Here where we live, the community has developed another custom to reclaim Advent from Xmas Hucksterism: the giant advent calendar. Each family is allocated a day to decorate a window of their home as if it were the flap of an advent calendar: they fix a big number (the date) on the pane, decorate it with window-pane paint and surround it with lights. They invite their neighbours to the front yard in the evening and serve mulled wine and finger food.
In their December newsletter, Staudengärtnerei Bornhöved, a leading local perennials collector and vendor, suggests a couple of other antidotes to winter in these latitudes: one is to follow a German tradition of cutting twigs on St. Barbara's Day, December 4, and bringing them into a cold potting shed for a couple of days, then moving these Barbarazweige to a centrally heated indoor room so that they come into blossom by Christmas. Staudengärtnerei tells me that cherry branches are usually used here in the north of Germany, but other regions use hazel, forsythia, birch, chestnut, Crataegus or Cornus mas.
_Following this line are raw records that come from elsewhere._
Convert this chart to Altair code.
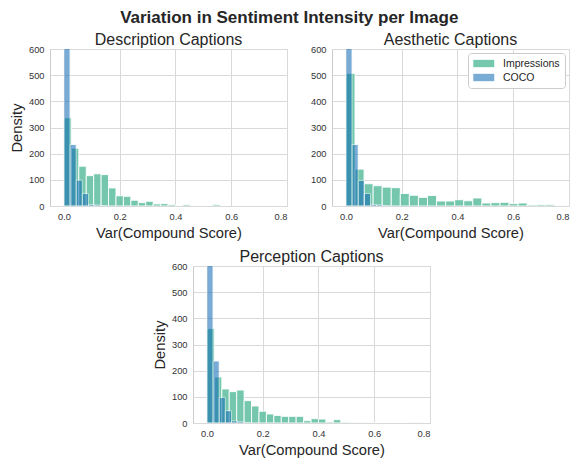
import altair as alt
import pandas as pd

# ---------------- data ----------------
SERIES = ["Impressions", "COCO"]
COLORS = ["#66c2a5", "#0b68b3"]
OPACITIES = [0.9, 0.55]

IMP_BIN = 0.8 / 30        # bin width of Impressions histograms (Description / Perception)
AES_BIN = 0.0325          # bin width of Impressions histogram (Aesthetic)
COCO_BIN = 0.022          # bin width of COCO histograms

desc_imp = [337, 221, 152, 116, 123, 120, 69, 39, 37, 22, 13, 18, 8, 9, 5, 1, 5, 0, 0, 0, 5]
desc_coco = [1100, 235, 99, 48, 6, 4, 1]

aes_imp = [507, 141, 85, 77.5, 72, 70, 48, 41, 33, 40, 19, 19, 24, 20, 30.5, 11.4,
           12.7, 14, 9, 11.4, 4, 5, 5, 1]
aes_coco = [1100, 235, 98, 48, 6, 5, 1]

perc_imp = [361, 176, 130, 120, 126, 85.5, 65, 45, 34.5, 29, 25.5, 25.5, 25.5, 9, 16.6,
            15, 4, 12.8, 3, 1, 1, 1, 1, 0, 0, 0, 0, 1, 1]
perc_coco = [1100, 237, 98, 47, 8, 5, 1]

X_TICKS = [0.0, 0.2, 0.4, 0.6, 0.8]
Y_TICKS = [0, 100, 200, 300, 400, 500, 600]

FONT = "Liberation Sans"
PW, PH = 237, 157


def frame(imp, imp_bin, coco, coco_bin):
    rows = []
    for name, vals, w in (("Impressions", imp, imp_bin), ("COCO", coco, coco_bin)):
        for i, v in enumerate(vals):
            if v > 0:
                rows.append({"series": name, "x0": i * w, "x1": (i + 1) * w, "y": v})
    return pd.DataFrame(rows)


def panel(title, df, ylabel, legend):
    color = alt.Color(
        "series:N",
        scale=alt.Scale(domain=SERIES, range=COLORS),
        legend=legend,
    )
    opacity = alt.Opacity(
        "series:N",
        scale=alt.Scale(domain=SERIES, range=OPACITIES),
        legend=legend,
    )
    x = alt.X(
        "x0:Q",
        scale=alt.Scale(domain=[-0.05, 0.8], nice=False, zero=False),
        axis=alt.Axis(values=X_TICKS, format=".1f", title="Var(Compound Score)"),
    )
    y = alt.Y(
        "y:Q",
        scale=alt.Scale(domain=[0, 600], nice=False),
        axis=alt.Axis(values=Y_TICKS, title=ylabel),
    )
    base = alt.Chart(df).mark_rect(
        stroke="white", strokeWidth=0.9, clip=True
    ).encode(x=x, x2="x1:Q", y=y, y2=alt.datum(0), color=color, opacity=opacity)
    imp_layer = base.transform_filter(alt.datum.series == "Impressions")
    coco_layer = base.transform_filter(alt.datum.series == "COCO")
    return alt.layer(imp_layer, coco_layer).properties(
        width=PW,
        height=PH,
        title=alt.TitleParams(
            title, fontSize=16, fontWeight="normal", font=FONT, color="#262626",
            anchor="middle", offset=-3,
        ),
    )


legend = alt.Legend(
    orient="top-right",
    title=None,
    fillColor="white",
    strokeColor="#cccccc",
    cornerRadius=3,
    padding=5,
    offset=4,
    symbolType="M-1,-0.7L3,-0.7L3,0.7L-1,0.7Z",
    symbolSize=110,
    symbolStrokeWidth=0,
    labelOffset=19,
    labelFont=FONT,
    labelFontSize=10.5,
    labelColor="#262626",
    rowPadding=3,
)

desc = panel("Description Captions", frame(desc_imp, IMP_BIN, desc_coco, COCO_BIN), "Density", None)
aes = panel("Aesthetic Captions", frame(aes_imp, AES_BIN, aes_coco, COCO_BIN), None, legend)
perc = panel("Perception Captions", frame(perc_imp, IMP_BIN, perc_coco, COCO_BIN), "Density", None)

spacer = alt.Chart(pd.DataFrame({"a": [0]})).mark_point(opacity=0).encode(
    x=alt.X("a:Q", axis=None), y=alt.Y("a:Q", axis=None)
).properties(width=100, height=10, view=alt.ViewBackground(stroke="transparent"))

top = alt.hconcat(desc, aes, spacing=21).resolve_legend(
    color="independent", opacity="independent"
).resolve_scale(color="independent", opacity="independent")
bottom = alt.hconcat(spacer, perc, spacing=0).resolve_legend(
    color="independent", opacity="independent"
).resolve_scale(color="independent", opacity="independent")

chart = alt.vconcat(top, bottom, spacing=7).resolve_legend(
    color="independent", opacity="independent"
).resolve_scale(
    color="independent", opacity="independent"
).properties(
    title=alt.TitleParams(
        "Variation in Sentiment Intensity per Image",
        fontSize=17, fontWeight="bold", font=FONT, color="#262626", anchor="middle", offset=5,
    ),
    padding={"left": 0, "top": 0, "right": 0, "bottom": 0},
).configure_view(
    stroke="#cccccc", strokeWidth=1
).configure_axis(
    grid=True, gridColor="#d9d9d9", gridWidth=1, domain=False, ticks=False,
    labelFont=FONT, labelFontSize=9.3, labelColor="#333333", labelPadding=6,
    titleFont=FONT, titleFontSize=14.7, titleFontWeight="normal", titleColor="#262626",
    titlePadding=4,
)

chart.save("out.html", embed_options={"renderer": "svg", "actions": False})
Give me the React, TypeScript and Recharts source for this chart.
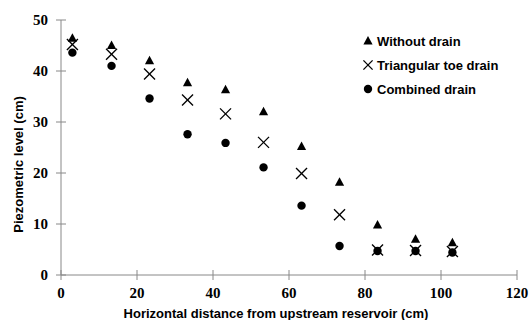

The Staudengärtnerei also recommends planting Lonicera x purpusii as a source of cheer in a grey garden in northern Germany. This hardy honeysuckle shrub is one of those jump-the-gun plant on the lines of Prunus autumnalis. It sometimes blooms with fragrant white flowers in December, though mine usually waits till March. It is a cross between Lonicera frangrantissima and Lonicera standishii and never grows bigger than 2 metres in height.